I find it challenging to predict because that is really notoriously difficult to predict. But obviously, we have that kind of ambition 2025 very firmly in mind and would need to show some progress between ’23 and ’25 to give you confidence about that kind of materializing.
Operator: The next question is from the line of Johannes Schaller with Deutsche Bank.
Johannes Schaller: Christian, you referred to those three strategic investments you made on the AI side, Aleph Alpha, Cohere and Anthropic. Can you maybe talk a little bit more about what each of those really bring to the technology side for you? And where you feel those assets are really uniquely positioned and how they can help you become more competitive on the AI side?

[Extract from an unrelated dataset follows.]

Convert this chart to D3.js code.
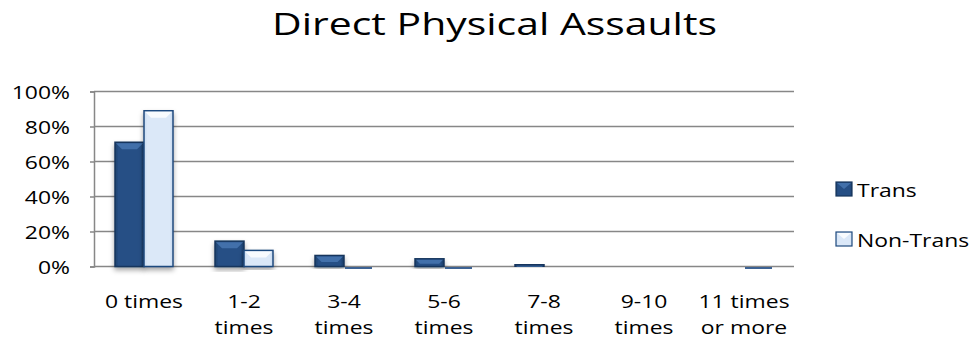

Christian Klein: Yes. To give you 2 examples, take Aleph Alpha, they have very good technology, not that they can only integrate the large language models with our own but they actually also are able to put their large language models and that technology in the customer’s data center. Now you can imagine when you talk to a public sector customer in the European Union, this is actually a unique selling point for them to keep the data in their data center while actually also having access to the SAP data and then really build one model for generative AI. For these type of customers with Cohere, we are seeing that they have unbelievable good also technology for businesses for B2B. So we are using them in retail and in some others where we already in some concrete customer projects where we are applying our technology and also go to market together.
And of course, you’re doing these investments also to have a seat at the table. I mean they — we want have them as part of our huge ecosystem because while we are sitting on immense valuable data, our offering becomes even stronger if we can also embed non-SAP content and data. And this is what we are also doing with these investments to have them on our side and make our AI offering even more valuable.
Operator: The next question is from the line of James Goodman with Barclays Capital.
James Goodman: I wanted to ask on the EBIT upgrade of €50 million. I think EBIT this quarter was over €100 million, I think it was €50 million last quarter. So really, the question is why not a little bit more generous in terms of the EBIT upgrade. I think the low end of the full year guide now implies a decline year-on-year in the second half. And — just I guess as part of that, the statement notes that you completed the converged cloud project, I think, early in Q2. Is that right? And if so, why not more of an impact on the cloud gross margin SaaS.
Dominik Asam: Maybe on the upgrade, I mean, this was, again, a pretty mechanical update. I mean you’ve seen that we basically took the midpoint of the cloud revenue guidance down by €100 million. We took the overall software and cloud revenue up by €50 million. So there’s €150 million offsetting that. And if you think about the delta in gross margin between cloud and software and a slight increment that gives you exactly that €50 million kind of uptick. So it was quite mechanical. It is true that we are on a very good trajectory in H1 on the cost side. Honestly, we have to also say that on the EBIT side, the comps were quite easy. So Q2 is more difficult if you think about prior year’s impacts we had. And yes, indeed, we think we have a high degree of confidence on reaching the new kind of updated guidance on EBIT and IFRS and operating profit be precise.